The students talk about the role played by music and dance moves in the spread of slang words.
‘There are certain words used in certain areas because there are certain dances and certain movements going off in different areas. Like when you say a “hyfi” in Oakland, they call it “the hyfi woman” and then in LA, it was a dance called “jerking”. And that was a major thing in LA. People still did it in different areas but it’s major areas where things start and where they’re most popular.’
‘It can start anywhere. Even if it’s started in some weird town in Ohio, it’s all about the song. ’Cos when you put a song on iTunes, everyone in the world can hear it.

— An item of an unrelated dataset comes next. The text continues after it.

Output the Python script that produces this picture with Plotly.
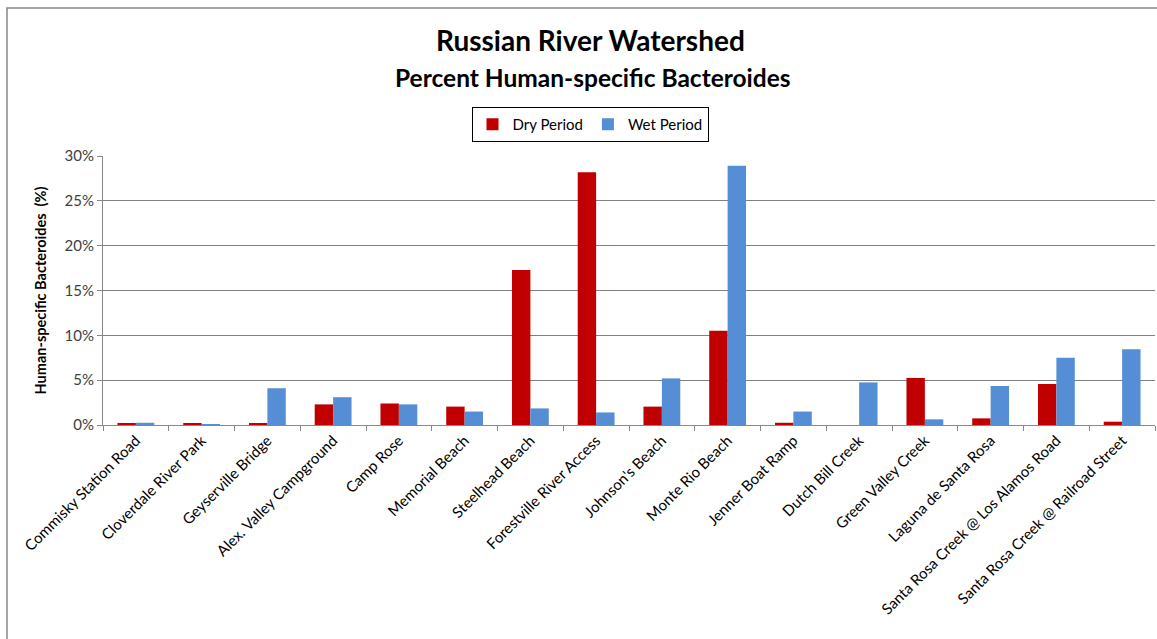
import plotly.graph_objects as go

# Sampling sites along the Russian River watershed
sites = [
    "Commisky Station Road", "Cloverdale River Park", "Geyserville Bridge",
    "Alex. Valley Campground", "Camp Rose", "Memorial Beach", "Steelhead Beach",
    "Forestville River Access", "Johnson's Beach", "Monte Rio Beach",
    "Jenner Boat Ramp", "Dutch Bill Creek", "Green Valley Creek",
    "Laguna de Santa Rosa", "Santa Rosa Creek @ Los Alamos Road",
    "Santa Rosa Creek @ Railroad Street",
]

# Percent human-specific Bacteroides (fraction)
dry_period = [0.0015, 0.0015, 0.0015, 0.023, 0.024, 0.0205, 0.173, 0.282,
              0.0205, 0.105, 0.0025, 0.0, 0.0525, 0.0074, 0.0457, 0.0037]
wet_period = [0.0025, 0.001, 0.041, 0.031, 0.023, 0.015, 0.0185, 0.014,
              0.052, 0.289, 0.015, 0.0475, 0.0063, 0.0435, 0.075, 0.0844]

y_ticks = [0, 0.05, 0.10, 0.15, 0.20, 0.25, 0.30]
y_tick_labels = ["0%", "5%", "10%", "15%", "20%", "25%", "30%"]

W, H = 1157, 639
L, R, T, B = 103, 2, 156, 214
pw, ph = W - L - R, H - T - B

font = "Lato, 'Open Sans', sans-serif"

fig = go.Figure()
fig.add_trace(go.Bar(x=sites, y=dry_period, name="Dry Period",
                     marker=dict(color="#C00000", line=dict(width=0))))
fig.add_trace(go.Bar(x=sites, y=wet_period, name="Wet Period",
                     marker=dict(color="#558ED5", line=dict(width=0))))


def px_x(x):
    return (x - L) / pw


def px_y(y):
    return (H - B - y) / ph


fig.update_layout(
    width=W, height=H,
    margin=dict(l=L, r=R, t=T, b=B),
    paper_bgcolor="white", plot_bgcolor="white",
    barmode="group", bargap=0.44, bargroupgap=0,
    font=dict(family=font, color="#000000"),
    showlegend=True,
    legend=dict(
        orientation="h", x=px_x(590), xanchor="center",
        y=px_y(107), yanchor="top",
        bordercolor="#000000", borderwidth=1,
        font=dict(size=15, color="#000000", family=font),
        itemwidth=30, traceorder="normal",
        tracegroupgap=0,
    ),
    xaxis=dict(
        type="category", tickangle=-45,
        tickfont=dict(size=15, color="#000000", family=font),
        showline=True, linecolor="#888888", linewidth=1,
        ticks="outside", ticklen=5, tickcolor="#888888",
        tickson="boundaries", showgrid=False,
    ),
    yaxis=dict(
        range=[0, 0.30], tickvals=y_ticks, ticktext=y_tick_labels,
        tickfont=dict(size=15, color="#404040", family=font),
        showline=True, linecolor="#888888", linewidth=1,
        ticks="outside", ticklen=5, tickcolor="#888888",
        showgrid=True, gridcolor="#808080", gridwidth=1,
        zeroline=False,
        title=dict(text="<b>Human-specific Bacteroides  (%)</b>",
                   font=dict(size=14.5, color="#000000", family=font),
                   standoff=14),
    ),
    annotations=[
        dict(text="<b>Russian River Watershed</b>", xref="paper", yref="paper",
             x=px_x(590), y=px_y(40), xanchor="center", yanchor="middle",
             showarrow=False, font=dict(size=28, color="#000000", family=font)),
        dict(text="<b>Percent Human-specific Bacteroides</b>", xref="paper",
             yref="paper", x=px_x(593), y=px_y(77), xanchor="center",
             yanchor="middle", showarrow=False,
             font=dict(size=24.5, color="#000000", family=font)),
    ],
    shapes=[
        dict(type="rect", xref="paper", yref="paper",
             x0=px_x(7), x1=px_x(W + 20), y0=px_y(H + 20), y1=px_y(8),
             line=dict(color="#888888", width=1.5), fillcolor="rgba(0,0,0,0)",
             layer="below"),
    ],
)

fig.write_html("out.html")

So that’s kind of just how it spreads.’
Hip-hop and Rap
Pop culture from the early twentieth century onwards has injected countless new words and expressions into our language. As
the students from Berkeley High point out, music acts as a vector for words; one of the most influential forms these days is hip-hop and rap.
Hip-hop is a style of music which started in the 1970s in the United States amongst the African-American and Jamaican-American communities of the big cities. It began with disc jockeys creating rhythmic beats by repeating small portions of songs on two turntables. This was later accompanied by rap, which is the lyrical part of hip hop, a sort of verbal rhyming chanted over the beats. Rapping is also called MCing or emceeing, short for Master of Ceremonies.
H. Samy Alim, a professor of linguistic anthropology at California’s Stanford University, specializes in black language and hip-hop culture. In the company of rapping DJ Kenard ‘K2’ Karter, he discusses how rapping can be seen as an extension of an African-American oral tradition that stretches back through the passionate oratory of the black preachers to the generation-to-generation storytelling of the slaves.
‘The word rap,’ says Professor Alim, ‘was used in the black community long before it was associated with music. If you could rap, that was your talking ability … The gift of the gab.’
‘It’s metaphors,’ adds ‘K2’. ‘The hip-hoppers we see today aren’t just describing their own experiences; they’re describing the experiences of others.’